_WRITTEN REQUEST_.
Write each line out exactly, leaving none out.

_GIVEN DATA_.
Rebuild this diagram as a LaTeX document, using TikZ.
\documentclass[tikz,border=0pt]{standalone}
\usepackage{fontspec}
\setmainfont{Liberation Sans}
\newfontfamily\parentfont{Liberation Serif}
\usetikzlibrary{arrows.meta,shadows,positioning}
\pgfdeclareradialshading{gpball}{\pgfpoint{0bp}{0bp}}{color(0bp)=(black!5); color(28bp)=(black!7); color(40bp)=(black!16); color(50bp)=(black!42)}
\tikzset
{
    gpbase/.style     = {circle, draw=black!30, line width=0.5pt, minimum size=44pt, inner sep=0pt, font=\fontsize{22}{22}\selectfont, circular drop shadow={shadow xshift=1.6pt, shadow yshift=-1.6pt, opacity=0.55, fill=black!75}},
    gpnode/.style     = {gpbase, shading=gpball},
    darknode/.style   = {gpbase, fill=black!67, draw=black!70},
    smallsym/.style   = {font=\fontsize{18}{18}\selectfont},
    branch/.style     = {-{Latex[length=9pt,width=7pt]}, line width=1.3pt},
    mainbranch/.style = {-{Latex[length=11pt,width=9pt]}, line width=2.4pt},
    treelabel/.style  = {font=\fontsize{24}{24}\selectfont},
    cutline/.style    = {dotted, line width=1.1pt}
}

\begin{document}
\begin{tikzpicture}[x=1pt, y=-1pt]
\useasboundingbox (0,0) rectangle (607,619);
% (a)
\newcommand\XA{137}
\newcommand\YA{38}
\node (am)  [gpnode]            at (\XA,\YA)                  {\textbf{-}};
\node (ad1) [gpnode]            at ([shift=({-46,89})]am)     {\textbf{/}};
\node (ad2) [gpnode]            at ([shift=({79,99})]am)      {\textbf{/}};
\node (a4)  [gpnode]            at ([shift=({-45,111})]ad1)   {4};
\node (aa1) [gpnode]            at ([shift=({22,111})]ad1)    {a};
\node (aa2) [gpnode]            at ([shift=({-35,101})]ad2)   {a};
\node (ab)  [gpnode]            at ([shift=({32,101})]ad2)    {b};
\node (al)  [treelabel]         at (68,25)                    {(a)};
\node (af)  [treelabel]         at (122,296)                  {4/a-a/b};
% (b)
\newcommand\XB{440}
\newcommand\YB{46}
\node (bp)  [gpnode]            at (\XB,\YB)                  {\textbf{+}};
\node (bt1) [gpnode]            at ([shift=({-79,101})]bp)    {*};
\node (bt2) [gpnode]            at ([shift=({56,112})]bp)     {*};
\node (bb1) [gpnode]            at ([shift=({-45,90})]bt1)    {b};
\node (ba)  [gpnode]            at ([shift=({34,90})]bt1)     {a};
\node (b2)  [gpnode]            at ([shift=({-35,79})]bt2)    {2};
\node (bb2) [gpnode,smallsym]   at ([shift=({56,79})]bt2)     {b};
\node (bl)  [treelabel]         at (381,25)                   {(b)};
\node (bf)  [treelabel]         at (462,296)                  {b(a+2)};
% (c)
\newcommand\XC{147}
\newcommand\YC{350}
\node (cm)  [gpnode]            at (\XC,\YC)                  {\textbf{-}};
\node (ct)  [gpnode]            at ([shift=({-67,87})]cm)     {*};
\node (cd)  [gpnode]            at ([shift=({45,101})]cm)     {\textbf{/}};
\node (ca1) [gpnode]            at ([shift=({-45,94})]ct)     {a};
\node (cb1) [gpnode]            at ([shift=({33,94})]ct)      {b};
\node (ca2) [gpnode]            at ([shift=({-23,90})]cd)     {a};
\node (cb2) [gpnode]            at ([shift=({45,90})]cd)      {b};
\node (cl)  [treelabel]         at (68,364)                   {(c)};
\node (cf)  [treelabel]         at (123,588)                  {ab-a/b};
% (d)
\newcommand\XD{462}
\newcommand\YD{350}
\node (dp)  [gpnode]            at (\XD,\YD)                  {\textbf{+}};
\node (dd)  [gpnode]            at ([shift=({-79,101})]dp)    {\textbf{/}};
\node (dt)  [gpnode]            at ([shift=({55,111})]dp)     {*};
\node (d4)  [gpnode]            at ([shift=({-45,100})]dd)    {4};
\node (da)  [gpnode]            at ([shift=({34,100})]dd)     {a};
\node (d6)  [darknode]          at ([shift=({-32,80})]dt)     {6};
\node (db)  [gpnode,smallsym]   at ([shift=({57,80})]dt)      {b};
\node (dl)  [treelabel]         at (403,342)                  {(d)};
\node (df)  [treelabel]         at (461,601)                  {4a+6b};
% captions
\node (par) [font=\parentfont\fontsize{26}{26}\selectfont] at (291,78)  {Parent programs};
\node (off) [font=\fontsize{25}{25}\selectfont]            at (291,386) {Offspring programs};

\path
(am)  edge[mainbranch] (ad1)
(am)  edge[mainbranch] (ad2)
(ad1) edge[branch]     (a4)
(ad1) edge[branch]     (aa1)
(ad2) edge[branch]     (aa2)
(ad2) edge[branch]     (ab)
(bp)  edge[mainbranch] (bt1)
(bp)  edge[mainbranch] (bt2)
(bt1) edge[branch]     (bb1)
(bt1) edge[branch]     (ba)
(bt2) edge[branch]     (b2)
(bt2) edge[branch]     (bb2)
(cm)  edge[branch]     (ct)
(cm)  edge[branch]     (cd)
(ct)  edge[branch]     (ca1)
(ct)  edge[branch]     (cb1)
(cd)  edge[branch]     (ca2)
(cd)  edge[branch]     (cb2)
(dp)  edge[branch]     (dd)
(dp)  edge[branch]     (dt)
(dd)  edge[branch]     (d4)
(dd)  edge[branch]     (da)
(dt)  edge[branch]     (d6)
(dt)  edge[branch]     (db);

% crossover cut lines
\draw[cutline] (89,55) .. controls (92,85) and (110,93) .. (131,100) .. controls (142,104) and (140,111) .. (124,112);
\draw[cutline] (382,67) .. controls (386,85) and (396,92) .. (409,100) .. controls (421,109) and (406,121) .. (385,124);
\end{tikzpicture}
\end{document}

_TASK SOLUTION_.
Rebuild this diagram as a LaTeX document, using TikZ.
\documentclass[tikz,border=0pt]{standalone}
\usepackage{fontspec}
\setmainfont{Liberation Sans}
\newfontfamily\parentfont{Liberation Serif}
\usetikzlibrary{arrows.meta,shadows,positioning}
\pgfdeclareradialshading{gpball}{\pgfpoint{0bp}{0bp}}{color(0bp)=(black!5); color(28bp)=(black!7); color(40bp)=(black!16); color(50bp)=(black!42)}
\tikzset
{
    gpbase/.style     = {circle, draw=black!30, line width=0.5pt, minimum size=44pt, inner sep=0pt, font=\fontsize{22}{22}\selectfont, circular drop shadow={shadow xshift=1.6pt, shadow yshift=-1.6pt, opacity=0.55, fill=black!75}},
    gpnode/.style     = {gpbase, shading=gpball},
    darknode/.style   = {gpbase, fill=black!67, draw=black!70},
    smallsym/.style   = {font=\fontsize{18}{18}\selectfont},
    branch/.style     = {-{Latex[length=9pt,width=7pt]}, line width=1.3pt},
    mainbranch/.style = {-{Latex[length=11pt,width=9pt]}, line width=2.4pt},
    treelabel/.style  = {font=\fontsize{24}{24}\selectfont},
    cutline/.style    = {dotted, line width=1.1pt}
}

\begin{document}
\begin{tikzpicture}[x=1pt, y=-1pt]
\useasboundingbox (0,0) rectangle (607,619);
% (a)
\newcommand\XA{137}
\newcommand\YA{38}
\node (am)  [gpnode]            at (\XA,\YA)                  {\textbf{-}};
\node (ad1) [gpnode]            at ([shift=({-46,89})]am)     {\textbf{/}};
\node (ad2) [gpnode]            at ([shift=({79,99})]am)      {\textbf{/}};
\node (a4)  [gpnode]            at ([shift=({-45,111})]ad1)   {4};
\node (aa1) [gpnode]            at ([shift=({22,111})]ad1)    {a};
\node (aa2) [gpnode]            at ([shift=({-35,101})]ad2)   {a};
\node (ab)  [gpnode]            at ([shift=({32,101})]ad2)    {b};
\node (al)  [treelabel]         at (68,25)                    {(a)};
\node (af)  [treelabel]         at (122,296)                  {4/a-a/b};
% (b)
\newcommand\XB{440}
\newcommand\YB{46}
\node (bp)  [gpnode]            at (\XB,\YB)                  {\textbf{+}};
\node (bt1) [gpnode]            at ([shift=({-79,101})]bp)    {*};
\node (bt2) [gpnode]            at ([shift=({56,112})]bp)     {*};
\node (bb1) [gpnode]            at ([shift=({-45,90})]bt1)    {b};
\node (ba)  [gpnode]            at ([shift=({34,90})]bt1)     {a};
\node (b2)  [gpnode]            at ([shift=({-35,79})]bt2)    {2};
\node (bb2) [gpnode,smallsym]   at ([shift=({56,79})]bt2)     {b};
\node (bl)  [treelabel]         at (381,25)                   {(b)};
\node (bf)  [treelabel]         at (462,296)                  {b(a+2)};
% (c)
\newcommand\XC{147}
\newcommand\YC{350}
\node (cm)  [gpnode]            at (\XC,\YC)                  {\textbf{-}};
\node (ct)  [gpnode]            at ([shift=({-67,87})]cm)     {*};
\node (cd)  [gpnode]            at ([shift=({45,101})]cm)     {\textbf{/}};
\node (ca1) [gpnode]            at ([shift=({-45,94})]ct)     {a};
\node (cb1) [gpnode]            at ([shift=({33,94})]ct)      {b};
\node (ca2) [gpnode]            at ([shift=({-23,90})]cd)     {a};
\node (cb2) [gpnode]            at ([shift=({45,90})]cd)      {b};
\node (cl)  [treelabel]         at (68,364)                   {(c)};
\node (cf)  [treelabel]         at (123,588)                  {ab-a/b};
% (d)
\newcommand\XD{462}
\newcommand\YD{350}
\node (dp)  [gpnode]            at (\XD,\YD)                  {\textbf{+}};
\node (dd)  [gpnode]            at ([shift=({-79,101})]dp)    {\textbf{/}};
\node (dt)  [gpnode]            at ([shift=({55,111})]dp)     {*};
\node (d4)  [gpnode]            at ([shift=({-45,100})]dd)    {4};
\node (da)  [gpnode]            at ([shift=({34,100})]dd)     {a};
\node (d6)  [darknode]          at ([shift=({-32,80})]dt)     {6};
\node (db)  [gpnode,smallsym]   at ([shift=({57,80})]dt)      {b};
\node (dl)  [treelabel]         at (403,342)                  {(d)};
\node (df)  [treelabel]         at (461,601)                  {4a+6b};
% captions
\node (par) [font=\parentfont\fontsize{26}{26}\selectfont] at (291,78)  {Parent programs};
\node (off) [font=\fontsize{25}{25}\selectfont]            at (291,386) {Offspring programs};

\path
(am)  edge[mainbranch] (ad1)
(am)  edge[mainbranch] (ad2)
(ad1) edge[branch]     (a4)
(ad1) edge[branch]     (aa1)
(ad2) edge[branch]     (aa2)
(ad2) edge[branch]     (ab)
(bp)  edge[mainbranch] (bt1)
(bp)  edge[mainbranch] (bt2)
(bt1) edge[branch]     (bb1)
(bt1) edge[branch]     (ba)
(bt2) edge[branch]     (b2)
(bt2) edge[branch]     (bb2)
(cm)  edge[branch]     (ct)
(cm)  edge[branch]     (cd)
(ct)  edge[branch]     (ca1)
(ct)  edge[branch]     (cb1)
(cd)  edge[branch]     (ca2)
(cd)  edge[branch]     (cb2)
(dp)  edge[branch]     (dd)
(dp)  edge[branch]     (dt)
(dd)  edge[branch]     (d4)
(dd)  edge[branch]     (da)
(dt)  edge[branch]     (d6)
(dt)  edge[branch]     (db);

% crossover cut lines
\draw[cutline] (89,55) .. controls (92,85) and (110,93) .. (131,100) .. controls (142,104) and (140,111) .. (124,112);
\draw[cutline] (382,67) .. controls (386,85) and (396,92) .. (409,100) .. controls (421,109) and (406,121) .. (385,124);
\end{tikzpicture}
\end{document}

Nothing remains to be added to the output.